I wasn’t especially surprised when I went to buy my copy of Clipse’s Hell Hath No Fury at the Best Buy on the corner of Broadway and Houston and found that all the copies of the album had been sold. This is Lower Manhattan, after all. More than anywhere else in the country, maybe even the world, critics are thick on the ground here, and so are people who read criticism and take it seriously. This is the sort of place where quixotic idiots like me live or work, and some of us think it’s perfectly reasonable to buy an actual physical copy of an album we already downloaded just because we love it and we want to send a message to record labels that they should keep putting out brilliant and noncommercial records like this one. It also didn’t surprise me when last week’s Soundscan numbers came out this morning and showed that Hell Hath No Fury had done Lupe Fiasco numbers. It moved 78,000 units, good enough for #14 on a week when not many big albums came out. That’s certainly not great for a group that sold close to a million copies of its last album and had a close working relationship with one of the most successful production units working. But for an album of terse, apocalyptic drug-rap with virtually no big-name guests and no concessions to radio, those sales figures don’t look all that bad. It makes for a pretty good illustration of the power of criticism right now. The critics of America are capable of convincing 78,000 Americans to buy a rap album in its first week when we put on a total full-court press. That’s certainly not a huge number, but it’ll have to do.

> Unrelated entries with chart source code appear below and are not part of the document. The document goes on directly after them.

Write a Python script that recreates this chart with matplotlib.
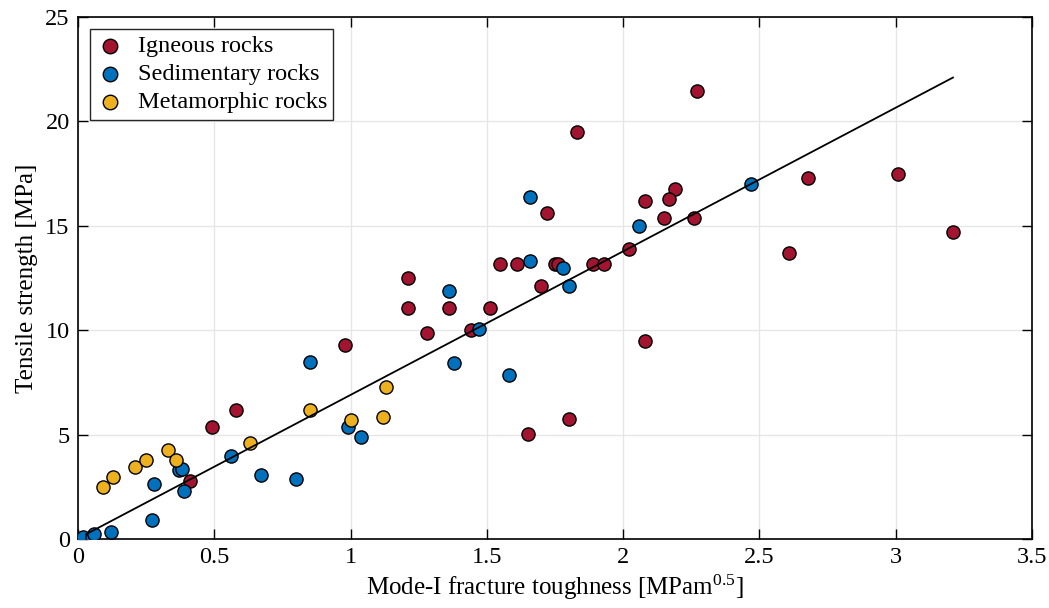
import numpy as np
import matplotlib
matplotlib.use('Agg')
import matplotlib.pyplot as plt

plt.rcParams['font.family'] = ['Liberation Serif', 'DejaVu Serif']
plt.rcParams['mathtext.fontset'] = 'custom'
plt.rcParams['mathtext.rm'] = 'Liberation Serif'
plt.rcParams['mathtext.it'] = 'Liberation Serif'

# data
igneous_x = [2.27, 1.83, 3.01, 2.68, 2.19, 2.17, 2.08, 1.72, 2.15, 2.26, 3.21,
             2.02, 2.61, 1.55, 1.61, 1.75, 1.76, 1.89, 1.93, 1.21, 1.70, 1.21,
             1.36, 1.51, 1.44, 1.28, 0.98, 2.08, 1.80, 0.58, 0.49, 1.65, 0.41]
igneous_y = [21.47, 19.48, 17.5, 17.27, 16.78, 16.28, 16.19, 15.6, 15.39, 15.39, 14.69,
             13.9, 13.68, 13.18, 13.18, 13.18, 13.18, 13.18, 13.18, 12.49, 12.1, 11.08,
             11.08, 11.08, 10.0, 9.88, 9.29, 9.48, 5.76, 6.18, 5.38, 5.01, 2.79]

sed_x = [2.47, 1.66, 2.06, 1.66, 1.78, 1.80, 1.36, 1.47, 0.85, 1.38, 1.58, 0.99,
         1.04, 0.56, 0.37, 0.38, 0.67, 0.80, 0.28, 0.39, 0.27, 0.12, 0.02, 0.05, 0.06]
sed_y = [17.0, 16.38, 14.98, 13.3, 12.99, 12.1, 11.88, 10.07, 8.48, 8.44, 7.85, 5.35,
         4.87, 3.99, 3.3, 3.34, 3.07, 2.87, 2.63, 2.31, 0.92, 0.35, 0.11, 0.11, 0.24]

meta_x = [0.09, 0.13, 0.21, 0.25, 0.33, 0.36, 0.63, 0.85, 1.00, 1.12, 1.13]
meta_y = [2.48, 2.98, 3.46, 3.78, 4.26, 3.78, 4.58, 6.18, 5.70, 5.86, 7.29]

fit_x = [0.03, 3.21]
fit_y = [0.23, 22.1]

c_ign = '#A2142F'
c_sed = '#0072BD'
c_meta = '#EDB120'

fig = plt.figure(figsize=(10.49, 6.08), dpi=100)
ax = fig.add_axes([78/1049, 1-539/608, (1032-78)/1049, (539-17)/608])

ms = 90
ax.scatter(igneous_x, igneous_y, s=ms, c=c_ign, edgecolors='black', linewidths=1.0,
           zorder=3, label='Igneous rocks')
ax.scatter(sed_x, sed_y, s=ms, c=c_sed, edgecolors='black', linewidths=1.0,
           zorder=3, label='Sedimentary rocks')
ax.scatter(meta_x, meta_y, s=ms, c=c_meta, edgecolors='black', linewidths=1.0,
           zorder=3, label='Metamorphic rocks')
ax.plot(fit_x, fit_y, color='black', lw=1.3, zorder=4)

ax.set_xlim(0, 3.5)
ax.set_ylim(0, 25)
ax.set_xticks(np.arange(0, 3.51, 0.5))
ax.set_yticks(np.arange(0, 26, 5))
ax.set_xticklabels(['0', '0.5', '1', '1.5', '2', '2.5', '3', '3.5'])
ax.grid(True, color='#e6e6e6', lw=1.0, zorder=0)
ax.set_axisbelow(True)
ax.tick_params(direction='in', top=True, right=True, length=7, width=1.0,
               labelsize=17.5, pad=6)
for s in ax.spines.values():
    s.set_linewidth(1.2)

ax.set_xlabel('Mode-I fracture toughness [MPam$^{0.5}$]', fontsize=18, labelpad=3)
ax.set_ylabel('Tensile strength [MPa]', fontsize=18, labelpad=5)

leg = ax.legend(loc='upper left', fontsize=17.5, frameon=True, fancybox=False,
                edgecolor='#262626', framealpha=1, borderaxespad=0.5,
                handletextpad=0.6, labelspacing=0.25, borderpad=0.25,
                handlelength=1.1, markerscale=1.1)
leg.get_frame().set_linewidth(1.0)

fig.savefig('out.png', dpi=100)
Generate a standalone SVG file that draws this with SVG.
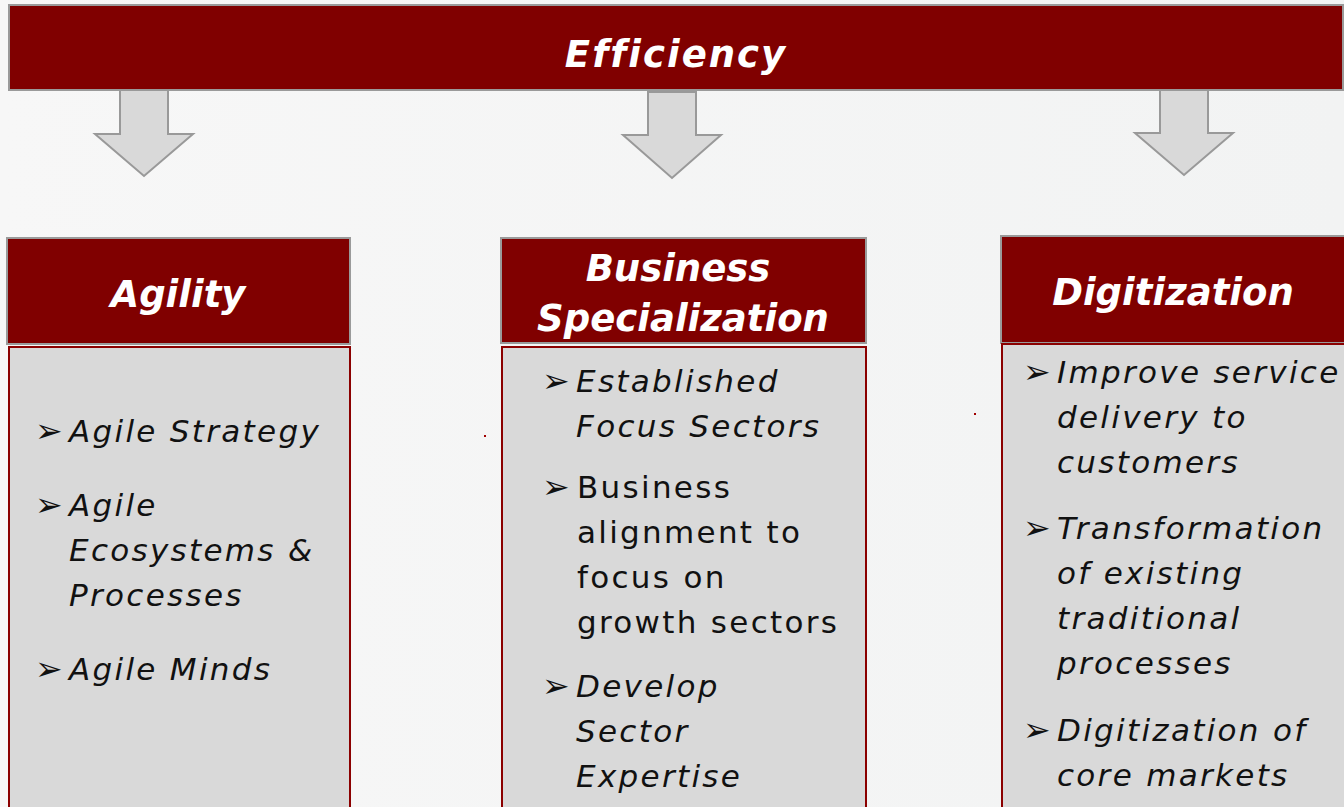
<svg xmlns="http://www.w3.org/2000/svg" width="1344" height="807" viewBox="0 0 1344 807">
<defs>
<linearGradient id="bg" x1="0" y1="0" x2="1" y2="0">
<stop offset="0" stop-color="#f7f7f7"/>
<stop offset="1" stop-color="#f2f3f3"/>
</linearGradient>
<style>
.hdr{fill:#800000;stroke:#9a9a9a;stroke-width:2}
.body{fill:#d9d9d9;stroke:#8b0000;stroke-width:2}
.arrow{fill:#d9d9d9;stroke:#999999;stroke-width:2;stroke-linejoin:miter}
.ht{font-family:"DejaVu Sans",sans-serif;font-weight:bold;font-style:italic;fill:#ffffff;font-size:37px;text-anchor:middle}
.bt{font-family:"DejaVu Sans",sans-serif;font-style:italic;fill:#111111;font-size:31px;letter-spacing:2.3px}
.up{font-style:normal}
.bul{font-family:"DejaVu Sans",sans-serif;fill:#111111;font-size:33px}
</style>
</defs>
<rect width="1344" height="807" fill="url(#bg)"/>

<g id="efficiency">
<rect class="hdr" x="9" y="5" width="1334" height="85"/>
<text class="ht" x="676" y="67" letter-spacing="2">Efficiency</text>
</g>

<g id="connectors">
<polygon class="arrow" points="120,90 168,90 168,134 193,134 144,176 95,134 120,134"/>
<polygon class="arrow" points="648,92 696,92 696,135 721,135 672,178 623,135 648,135"/>
<polygon class="arrow" points="1160,90 1208,90 1208,133 1233,133 1184,175 1135,133 1160,133"/>
</g>

<g id="agility">
<rect class="hdr" x="7" y="238" width="343" height="106"/>
<text class="ht" x="178" y="307" font-size="34">Agility</text>
<rect class="body" x="9" y="347" width="341" height="470"/>
<text class="bul" x="35" y="442">➢</text>
<text class="bt" x="69" y="442">Agile Strategy</text>
<text class="bul" x="35" y="516">➢</text>
<text class="bt" x="69" y="516">Agile</text>
<text class="bt" x="69" y="561">Ecosystems &amp;</text>
<text class="bt" x="69" y="606">Processes</text>
<text class="bul" x="35" y="680">➢</text>
<text class="bt" x="69" y="680">Agile Minds</text>
</g>

<g id="business">
<rect class="hdr" x="501" y="238" width="365" height="105"/>
<text class="ht" x="678" y="281">Business</text>
<text class="ht" x="683" y="331" font-size="36">Specialization</text>
<rect class="body" x="502" y="347" width="364" height="470"/>
<text class="bul" x="542" y="392">➢</text>
<text class="bt" x="576" y="392">Established</text>
<text class="bt" x="576" y="437">Focus Sectors</text>
<text class="bul" x="542" y="498">➢</text>
<text class="bt up" x="577" y="498">Business</text>
<text class="bt up" x="577" y="543">alignment to</text>
<text class="bt up" x="577" y="588">focus on</text>
<text class="bt up" x="577" y="633">growth sectors</text>
<text class="bul" x="542" y="697">➢</text>
<text class="bt" x="576" y="697">Develop</text>
<text class="bt" x="576" y="742">Sector</text>
<text class="bt" x="576" y="787">Expertise</text>
</g>

<g id="digitization">
<rect class="hdr" x="1001" y="236" width="350" height="107"/>
<text class="ht" x="1173" y="305" font-size="34">Digitization</text>
<rect class="body" x="1002" y="344" width="350" height="473"/>
<text class="bul" x="1023" y="383">➢</text>
<text class="bt" x="1057" y="383">Improve service</text>
<text class="bt" x="1057" y="428">delivery to</text>
<text class="bt" x="1057" y="473">customers</text>
<text class="bul" x="1023" y="539">➢</text>
<text class="bt" x="1057" y="539">Transformation</text>
<text class="bt" x="1057" y="584">of existing</text>
<text class="bt" x="1057" y="629">traditional</text>
<text class="bt" x="1057" y="674">processes</text>
<text class="bul" x="1023" y="741">➢</text>
<text class="bt" x="1057" y="741">Digitization of</text>
<text class="bt" x="1057" y="786">core markets</text>
</g>

<rect x="484" y="435" width="2" height="2" fill="#a00000"/>
<rect x="974" y="413" width="2" height="2" fill="#a00000"/>
</svg>
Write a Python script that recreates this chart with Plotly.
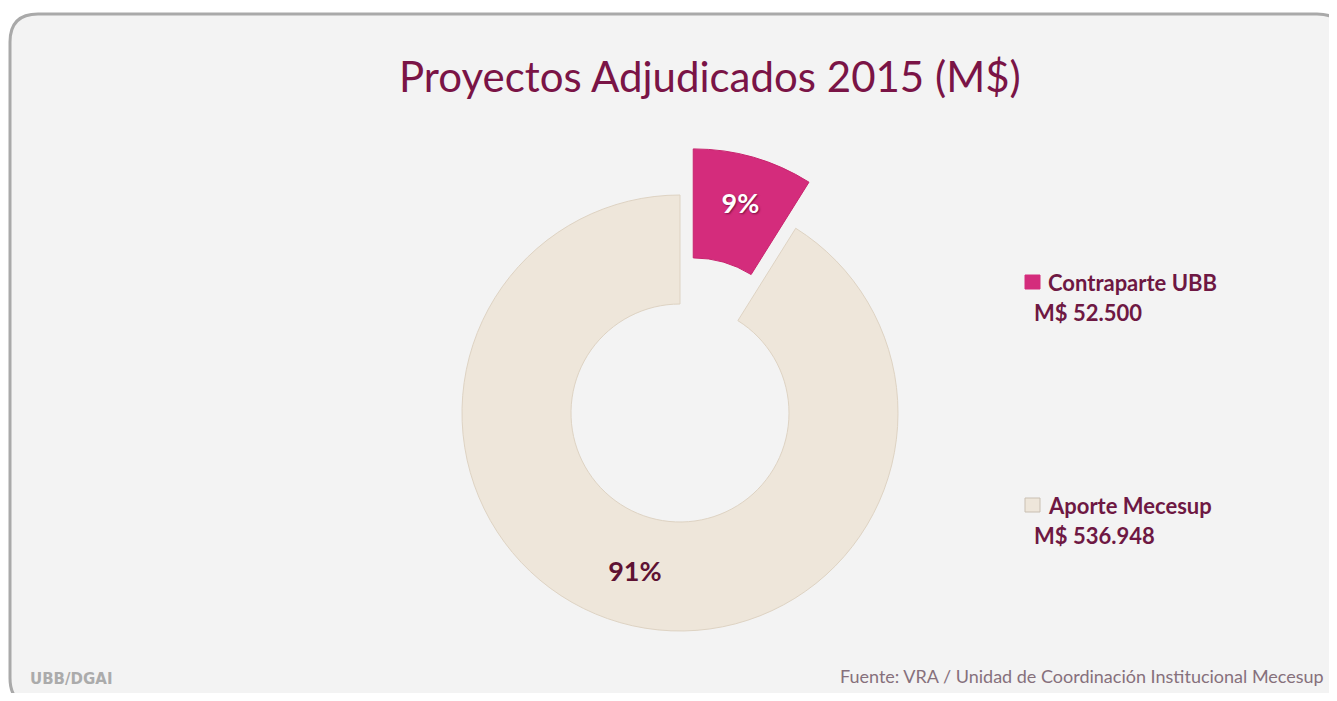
import plotly.graph_objects as go

# ---- data ----
labels = ["Contraparte UBB", "Aporte Mecesup"]
values = [52500, 536948]
colors = ["#D42C7C", "#EEE6DA"]
title_text = "Proyectos Adjudicados 2015 (M$)"
source_text = "Fuente: VRA / Unidad de Coordinación Institucional Mecesup"
logo_text = "UBB/DGAI"

# page has an 8px body margin; figure sized to fit the 1337x701 window
OFF = 8
W, H = 1337 - 2 * OFF, 701 - 2 * OFF
MAROON = "#6E1843"


def px(x):
    return (x - OFF) / W


def py(y):
    return 1 - (y - OFF) / H


def fmt(v):
    return "M$ " + f"{v:,.0f}".replace(",", ".")


# pie geometry (window pixels): centre, outer radius, pull
cx, cy, R, PULL = 680, 413, 218, 0.22
half = R * (1 + PULL)

fig = go.Figure()

fig.add_trace(go.Pie(
    labels=labels,
    values=values,
    sort=False,
    direction="clockwise",
    rotation=0,
    hole=0.5,
    pull=[PULL, 0],
    marker=dict(colors=colors, line=dict(color=["#C8246E", "#DED3C3"], width=1)),
    texttemplate="%{percent:.0%}",
    textposition="inside",
    insidetextorientation="horizontal",
    textfont=dict(family="Lato", size=27, weight="bold",
                  color=["#FFFFFF", "#5E1233"],
                  shadow=["1px 1px 2px #7A1040", "none"]),
    domain=dict(x=[px(cx - half), px(cx + half)], y=[py(cy + half), py(cy - half)]),
    showlegend=False,
    hoverinfo="label+value+percent",
))

shapes = []
# rounded frame (paper coordinates)
x0, y0, x1, y1 = px(10), py(14), px(1345), py(706)
rx, ry = 28 / W, 28 / H
path = (f"M {x0+rx},{y0} L {x1-rx},{y0} Q {x1},{y0} {x1},{y0-ry} "
        f"L {x1},{y1+ry} Q {x1},{y1} {x1-rx},{y1} "
        f"L {x0+rx},{y1} Q {x0},{y1} {x0},{y1+ry} "
        f"L {x0},{y0-ry} Q {x0},{y0} {x0+rx},{y0} Z")
shapes.append(dict(type="path", xref="paper", yref="paper", path=path,
                   fillcolor="#F3F3F3", line=dict(color="#A9A9A9", width=3),
                   layer="below"))

annotations = [
    dict(text=title_text, x=px(710), y=py(76), xref="paper", yref="paper",
         showarrow=False, xanchor="center", yanchor="middle",
         font=dict(family="Lato", size=42, color="#7A1446")),
    dict(text=source_text, x=px(1326), y=py(689), xref="paper", yref="paper",
         showarrow=False, xanchor="right", yanchor="bottom",
         font=dict(family="Lato", size=18, color="#86707C")),
    dict(text=logo_text, x=px(28), y=py(690), xref="paper", yref="paper",
         showarrow=False, xanchor="left", yanchor="bottom",
         font=dict(family="DejaVu Sans", size=15, weight="bold", color="#ABABAB")),
]

# custom legend
legend_y = [282, 505]
for lab, val, col, ly in zip(labels, values, colors, legend_y):
    shapes.append(dict(type="rect", xref="paper", yref="paper",
                       x0=px(1025), x1=px(1040),
                       y0=py(ly + 7), y1=py(ly - 7),
                       fillcolor=col,
                       line=dict(color="#C9BFB2" if col != colors[0] else col, width=1)))
    annotations.append(dict(text=f"<b>{lab}</b>", x=px(1046), y=py(ly),
                            xref="paper", yref="paper", showarrow=False,
                            xanchor="left", yanchor="middle",
                            font=dict(family="Lato", size=22, color=MAROON)))
    annotations.append(dict(text=f"<b>{fmt(val)}</b>", x=px(1032), y=py(ly + 30),
                            xref="paper", yref="paper", showarrow=False,
                            xanchor="left", yanchor="middle",
                            font=dict(family="Lato", size=22, color=MAROON)))

fig.update_layout(
    width=W, height=H,
    margin=dict(l=0, r=0, t=0, b=0),
    paper_bgcolor="#FFFFFF",
    plot_bgcolor="#FFFFFF",
    shapes=shapes,
    annotations=annotations,
)

fig.write_html("out.html")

Criticism works differently with some genres of music than it does with others. When Radiohead turns up on a kajillion magazines’ year-end lists, their sales go up considerably. But Radiohead fits a sort of public-image archetype of the critically acclaimed geniuses; they’re willowy white British men who spend years tinkering in studios and nurture intellectual personas, and they sing about being sad. They’re critical catnip. But when critics get behind non-granola rap or prefab pop, I think there’s an idea that we’re not being serious, that we’re practicing tokenism or being ironic or whatever. Clipse, two black men who rap about drugs and jewels, aren’t particularly well-positioned to take advantage of all that critical love. The Knife, two Swedes who wear masks and play icy synthpop about alienation, also aren’t really poised to ride their critical love to superstardom, even though their Silent Shout is probably the best-reviewed album of the year. Early last year, M.I.A.’s Arular came out the same week as some Decemberists album, and I was apoplectic spitting-mad when the Decemberists album ended up debuting something like 70 Billboard spots above M.I.A. But then, the Decemberists were a long-running American band with indie-rock connections and a fan-base they’d cultivated through hard touring. And, maybe more importantly, they fit the archetype of poetic-dramatic genius types. They’re supposed to get critical love, and so the critical love that they do get ends up translating to more sales.
Clipse probably don’t really owe all 78,000 sales of Hell Hath No Fury to critics; they did, after all, have two videos and a few great mixtapes and a couple of hit singles in the not-too-distant past. But the loudest support for the record came from the Pitchforks and XXLs and Village Voices of the world. The album didn’t do big pop numbers, so they’re officially a critics’ favorite now, and there are worse things to be than critics’ favorites. If Jive takes a look at the numbers and decides to drop Clipse, Clipse can move over to Koch or another label like that. Maybe they’d maintain their relationship with the Neptunes and maybe they wouldn’t, but it wouldn’t much matter; their cold, fatalistic aesthetic would translate just fine to less expensive beats. And they’d be free to pursue their muse, further perfecting their thing and keeping their core audience happy. Those guys take their craft very seriously, and they were fully conscious of making a noncommercial work in Hell Hath No Fury. I’d like to imagine they’d be comfortable with the prospect of cult success and nothing more. Things are a little more complicated since a lot of their style rests on the hard hauteur that comes with money, and maybe it won’t be as believable if everyone knows they’re not making that much money. Still, commercial or no, not a whole lot of music is making money these days; Clipse’s modest chart showing comes the same week that Jay-Z’s Kingdom Come, maybe the most relentlessly and extravagantly marketed event-album in recent memory, took an 81% drop from first-week sales that weren’t as high as the projected sales in the first place. In dark times like these, critical love might work as a sort of shelter from the rain. A rap group beloved of critics probably isn’t going to get absurdly rich anytime soon, but they aren’t going to starve either. Maybe that’s enough.